A central tension emerges from the futility of seeking solace or meaning. The lyrics challenge the listener to "Seek the face of the LORD," only to immediately declare, "for you cannot see him and live." This suggests either divine absence or a destructive presence, reinforcing the idea that "Constant prayers are heard, but noone will ever answer." The world presented here is one where "hopelessness" and "life's worthlessness" are inextricably linked, leaving no room for redemption.

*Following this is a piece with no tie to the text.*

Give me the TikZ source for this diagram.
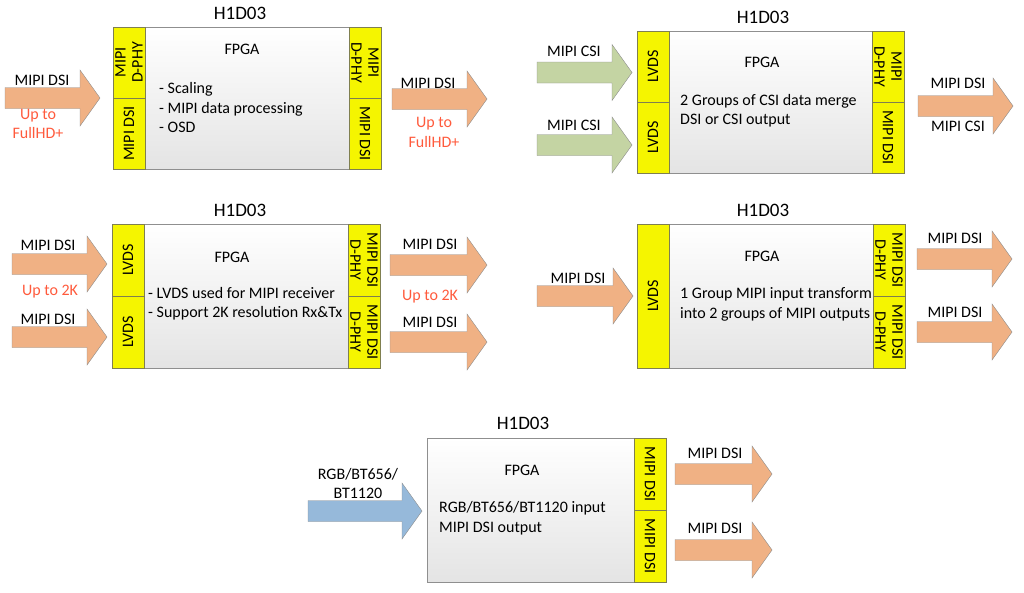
\documentclass[tikz,border=0pt]{standalone}
\usepackage{fontspec}
\setmainfont{Carlito}
\usetikzlibrary{positioning}
\definecolor{arroworange}{HTML}{F0B184}
\definecolor{arrowgreen}{HTML}{C4D4A3}
\definecolor{arrowblue}{HTML}{96B9DA}
\definecolor{arrowedge}{HTML}{8C8C8C}
\definecolor{boxedge}{HTML}{8F8F8F}
\definecolor{boxbottom}{HTML}{E4E4E4}
\definecolor{portyellow}{HTML}{F5F500}
\definecolor{portedge}{HTML}{7F7F50}
\definecolor{upred}{HTML}{FF5A3C}
\tikzset{
  every node/.append style={font=\fontsize{16}{19.5}\selectfont},
  chip/.style={draw=boxedge, top color=white, bottom color=boxbottom, inner sep=0pt},
  strip/.style={draw=portedge, fill=portyellow, minimum width=32pt, inner sep=0pt},
  striptext/.style={align=center, inner sep=0pt, font=\fontsize{16}{17}\selectfont},
  caption/.style={inner sep=0pt},
  redcaption/.style={caption, text=upred, align=center},
  chiptitle/.style={inner sep=0pt, font=\fontsize{19}{22}\selectfont},
  fatarrow/.style={draw=arrowedge, line join=miter}
}
\newcommand\fatarrow[4][arroworange]{
  % #1 (optional) - fill colour
  % #2 - Tikz name of the tail
  % #3 - tail, middle of the body
  % #4 - length
  % for example: \fatarrow{src}{5,98}{95}
  \coordinate (#2) at (#3);
  \draw[fatarrow, fill=#1] (#2) ++(0,-10.5) -- ++({#4-20},0) -- ++(0,-17.5)
    -- ++(20,28) -- ++(-20,28) -- ++(0,-17.5) -- ++({20-#4},0) -- cycle;
}
\newcommand\port[6]{
  % #1 - Tikz name
  % #2 - anchor
  % #3 - corner of the chip
  % #4 - height
  % #5 - rotation of the text
  % #6 - text
  \node[strip, minimum height=#4, anchor=#2] at (#3) (#1) {};
  \node[striptext, rotate=#5] at (#1.center) (#1-text) {#6};
}

\begin{document}
\begin{tikzpicture}[x=1pt, y=-1pt]
  \useasboundingbox (0,0) rectangle (1024,592);

  % scaling
  \node[chip, minimum width=268pt, minimum height=142pt] at (247,98) (scaler) {};
  \port{scaler-in1}{north west}{scaler.north west}{71pt}{90}{MIPI\\D-PHY}
  \port{scaler-in2}{south west}{scaler.south west}{71pt}{90}{MIPI DSI}
  \port{scaler-out1}{north east}{scaler.north east}{71pt}{-90}{MIPI\\D-PHY}
  \port{scaler-out2}{south east}{scaler.south east}{71pt}{-90}{MIPI DSI}
  \node[chiptitle] at (240,13) (scaler-title) {H1D03};
  \node at (242,49) (scaler-fpga) {FPGA};
  \node[caption, align=left, anchor=west] at (159,107.5) (scaler-text)
    {- Scaling\\- MIPI data processing\\- OSD};
  \fatarrow{scaler-src}{5,98}{95}
  \node[caption] at (42,80) (scaler-src-lbl) {MIPI DSI};
  \node[redcaption] at (38,124) (scaler-src-res) {Up to\\FullHD+};
  \fatarrow{scaler-dst}{392,99}{95}
  \node[caption] at (428,83) (scaler-dst-lbl) {MIPI DSI};
  \node[redcaption] at (434,132.5) (scaler-dst-res) {Up to\\FullHD+};

  % merge
  \node[chip, minimum width=267pt, minimum height=142pt] at (770.5,102) (merger) {};
  \port{merger-in1}{north west}{merger.north west}{71pt}{90}{LVDS}
  \port{merger-in2}{south west}{merger.south west}{71pt}{90}{LVDS}
  \port{merger-out1}{north east}{merger.north east}{71pt}{-90}{MIPI\\D-PHY}
  \port{merger-out2}{south east}{merger.south east}{71pt}{-90}{MIPI DSI}
  \node[chiptitle] at (763,17) (merger-title) {H1D03};
  \node at (762,62) (merger-fpga) {FPGA};
  \node[caption, align=left, anchor=west] at (680,110.5) (merger-text)
    {2 Groups of CSI data merge\\DSI or CSI output};
  \fatarrow[arrowgreen]{merger-src1}{537,72.5}{95}
  \node[caption] at (574,51) (merger-src1-lbl) {MIPI CSI};
  \fatarrow[arrowgreen]{merger-src2}{537,145}{95}
  \node[caption] at (574,125) (merger-src2-lbl) {MIPI CSI};
  \fatarrow{merger-dst}{918,106}{95}
  \node[caption] at (958,83) (merger-dst-lbl1) {MIPI DSI};
  \node[caption] at (958,126) (merger-dst-lbl2) {MIPI CSI};

  % lvds receiver
  \node[chip, minimum width=268pt, minimum height=144pt] at (246,296) (receiver) {};
  \port{receiver-in1}{north west}{receiver.north west}{72pt}{90}{LVDS}
  \port{receiver-in2}{south west}{receiver.south west}{72pt}{90}{LVDS}
  \port{receiver-out1}{north east}{receiver.north east}{72pt}{-90}{MIPI DSI\\D-PHY}
  \port{receiver-out2}{south east}{receiver.south east}{72pt}{-90}{MIPI DSI\\D-PHY}
  \node[chiptitle] at (240,210) (receiver-title) {H1D03};
  \node at (232,257) (receiver-fpga) {FPGA};
  \node[caption, align=left, anchor=west] at (148,303.5) (receiver-text)
    {- LVDS used for MIPI receiver\\- Support 2K resolution Rx\&Tx};
  \fatarrow{receiver-src1}{12,264}{95}
  \node[caption] at (48,245) (receiver-src1-lbl) {MIPI DSI};
  \node[redcaption] at (50,292) (receiver-src-res) {Up to 2K};
  \fatarrow{receiver-src2}{12,337}{95}
  \node[caption] at (48,319) (receiver-src2-lbl) {MIPI DSI};
  \fatarrow{receiver-dst1}{390,265}{97}
  \node[caption] at (430,244) (receiver-dst1-lbl) {MIPI DSI};
  \node[redcaption] at (430,297) (receiver-dst-res) {Up to 2K};
  \fatarrow{receiver-dst2}{390,342}{97}
  \node[caption] at (430,322) (receiver-dst2-lbl) {MIPI DSI};

  % one in, two out
  \node[chip, minimum width=268pt, minimum height=144pt] at (771,296) (splitter) {};
  \port{splitter-in}{north west}{splitter.north west}{144pt}{90}{LVDS}
  \port{splitter-out1}{north east}{splitter.north east}{72pt}{-90}{MIPI DSI\\D-PHY}
  \port{splitter-out2}{south east}{splitter.south east}{72pt}{-90}{MIPI DSI\\D-PHY}
  \node[chiptitle] at (763,210) (splitter-title) {H1D03};
  \node at (762,256) (splitter-fpga) {FPGA};
  \node[caption, align=left, anchor=west] at (680,304.5) (splitter-text)
    {1 Group MIPI input transform\\into 2 groups of MIPI outputs};
  \fatarrow{splitter-src}{537,296}{96}
  \node[caption] at (578,278) (splitter-src-lbl) {MIPI DSI};
  \fatarrow{splitter-dst1}{917,259}{95}
  \node[caption] at (955,238) (splitter-dst1-lbl) {MIPI DSI};
  \fatarrow{splitter-dst2}{917,332}{95}
  \node[caption] at (955,312) (splitter-dst2-lbl) {MIPI DSI};

  % rgb to dsi
  \node[chip, minimum width=239pt, minimum height=144pt] at (546.5,510) (bridge) {};
  \port{bridge-out1}{north east}{bridge.north east}{72pt}{-90}{MIPI DSI}
  \port{bridge-out2}{south east}{bridge.south east}{72pt}{-90}{MIPI DSI}
  \node[chiptitle] at (523,423) (bridge-title) {H1D03};
  \node at (522,470) (bridge-fpga) {FPGA};
  \node[caption, align=left, anchor=west] at (439,518) (bridge-text)
    {RGB/BT656/BT1120 input\\MIPI DSI output};
  \fatarrow[arrowblue]{bridge-src}{308,511}{114}
  \node[caption, align=center] at (358,483.5) (bridge-src-lbl) {RGB/BT656/\\BT1120};
  \fatarrow{bridge-dst1}{675,474}{97}
  \node[caption] at (715,453) (bridge-dst1-lbl) {MIPI DSI};
  \fatarrow{bridge-dst2}{675,550}{97}
  \node[caption] at (715,528) (bridge-dst2-lbl) {MIPI DSI};
\end{tikzpicture}
\end{document}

Perhaps the most chilling craft element is the speaker's appropriation and inversion of philosophical and religious concepts. The command to "Aim for that than which no greater can be thought" twists Anselm's ontological argument for God into a dark, perhaps impossible, pursuit. The speaker then declares, "I am its medium, and my words shall burn the heart of the world," culminating in the nihilistic mantra: "'I die, therefore I am!'" This subverts Descartes' famous assertion of existence through thought, suggesting that being is instead defined by an embrace of non-existence or destruction.

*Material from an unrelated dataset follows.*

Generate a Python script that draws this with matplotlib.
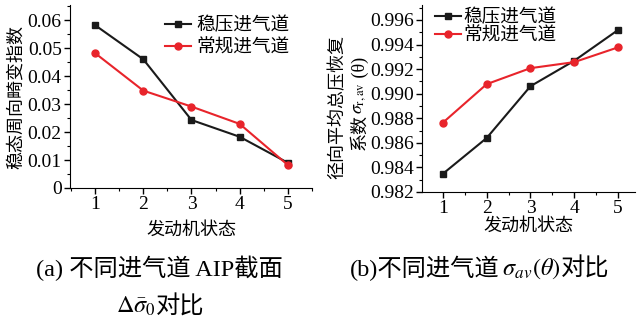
import matplotlib
matplotlib.use('Agg')
import matplotlib.pyplot as plt
from matplotlib.text import Annotation
from matplotlib.ticker import MultipleLocator

plt.rcParams['font.family'] = ['Liberation Serif', 'Noto Sans CJK SC']
plt.rcParams['mathtext.fontset'] = 'stix'

# Daten
states = [1, 2, 3, 4, 5]
labels = ['稳压进气道', '常规进气道']
distortion_stable = [0.0582, 0.0460, 0.0243, 0.0183, 0.0090]
distortion_normal = [0.0482, 0.0348, 0.0291, 0.0229, 0.0082]
recovery_stable = [0.98349, 0.98640, 0.99061, 0.99268, 0.99518]
recovery_normal = [0.98765, 0.99078, 0.99208, 0.99257, 0.99377]

W, H = 638, 321
fig = plt.figure(figsize=(W / 100, H / 100), dpi=100)


def chained(x, y, parts, size, rotation=0):
    """Text aus Stücken zusammensetzen (Mathtext kennt keine CJK-Fallbacks)."""
    prev = fig.text(x, y, parts[0], fontsize=size, rotation=rotation,
                    ha='center' if rotation else 'left',
                    va='bottom' if rotation else 'baseline')
    for p in parts[1:]:
        if rotation:
            prev = fig.add_artist(Annotation(p, xy=(0.5, 1.0), xycoords=prev, fontsize=size,
                                             rotation=rotation, ha='center', va='bottom'))
        else:
            prev = fig.add_artist(Annotation(p, xy=(1.0, 0.0), xycoords=prev, fontsize=size,
                                             ha='left', va='bottom'))


ax1 = fig.add_axes([70 / W, 133 / H, 242 / W, 183 / H])
ax2 = fig.add_axes([422 / W, 129 / H, 213 / W, 187 / H])

for ax, ys, lim in [(ax1, (distortion_stable, distortion_normal), (0, 0.0654)),
                    (ax2, (recovery_stable, recovery_normal), (0.982, 0.99722))]:
    ax.plot(states, ys[0], '-s', color='#1a1a1a', lw=1.5, ms=5, label=labels[0])
    ax.plot(states, ys[1], '-o', color='#e8242b', lw=1.5, ms=5, label=labels[1])
    ax.spines['top'].set_visible(False)
    ax.spines['right'].set_visible(False)
    ax.set_ylim(*lim)
    ax.set_xticks(states)
    ax.xaxis.set_minor_locator(MultipleLocator(0.5))
    ax.tick_params(axis='both', which='major', labelsize=14, length=4, width=1, pad=2)
    ax.tick_params(axis='both', which='minor', length=2, width=0.8)

ax1.set_xlim(0.48, 5.5)
ax1.set_yticks([0, 0.01, 0.02, 0.03, 0.04, 0.05, 0.06])
ax1.set_yticklabels(['0', '0.01', '0.02', '0.03', '0.04', '0.05', '0.06'])
ax1.yaxis.set_minor_locator(MultipleLocator(0.005))
ax1.set_ylabel('稳态周向畸变指数', fontsize=13, labelpad=2)
ax1.set_xlabel('发动机状态', fontsize=13, labelpad=6)
ax1.legend(loc='upper left', bbox_to_anchor=(165 / W, 1 - 17 / H),
           bbox_transform=fig.transFigure, frameon=False, fontsize=13.4,
           handlelength=1.4, handletextpad=0.3, labelspacing=0.25,
           borderpad=0, borderaxespad=0)

ax2.set_xlim(0.52, 5.39)
ax2.set_yticks([0.982, 0.984, 0.986, 0.988, 0.990, 0.992, 0.994, 0.996])
ax2.set_yticklabels(['0.982', '0.984', '0.986', '0.988', '0.990', '0.992', '0.994', '0.996'])
ax2.yaxis.set_minor_locator(MultipleLocator(0.001))
ax2.set_xlabel('发动机状态', fontsize=13, labelpad=0)
ax2.legend(loc='upper left', bbox_to_anchor=(435 / W, 1 - 9 / H),
           bbox_transform=fig.transFigure, frameon=False, fontsize=13.4,
           handlelength=1.4, handletextpad=0.1, labelspacing=0.05,
           borderpad=0, borderaxespad=0)

# y-Beschriftung rechts (zweizeilig)
fig.text(338 / W, 1 - 107 / H, '径向平均总压恢复', fontsize=13, rotation=90,
         ha='center', va='center')
chained(360 / W, 1 - 150 / H, ['系数', '$\\sigma_{\\rm r,av}$', ' (θ)'], 13, rotation=90)

# Bildunterschriften
fig.text(159 / W, 1 - 268 / H, '(a) 不同进气道 AIP截面', fontsize=17.5, ha='center', va='center')
chained(116 / W, 1 - 313 / H, ['$\\Delta\\bar{\\sigma}_0$', '对比'], 17.5)
chained(350 / W, 1 - 276 / H, ['(b)不同进气道', '$\\,\\sigma_{av}(\\theta)$', '对比'], 17.5)

fig.savefig('out.png', dpi=100)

This lyrical approach is effective because it doesn't just describe despair; it embodies it through the speaker's voice and actions. The threat, "I shall bind you, not in death, but in life. Chained you will be for what will seem an eternity," is particularly potent, promising an inescapable, living torment. The final image of "empty graves are calling. Can't you hear their laughter?" seals the sense of an ultimate, mocking triumph of oblivion, leaving the listener with an unsettling echo of inescapable dread.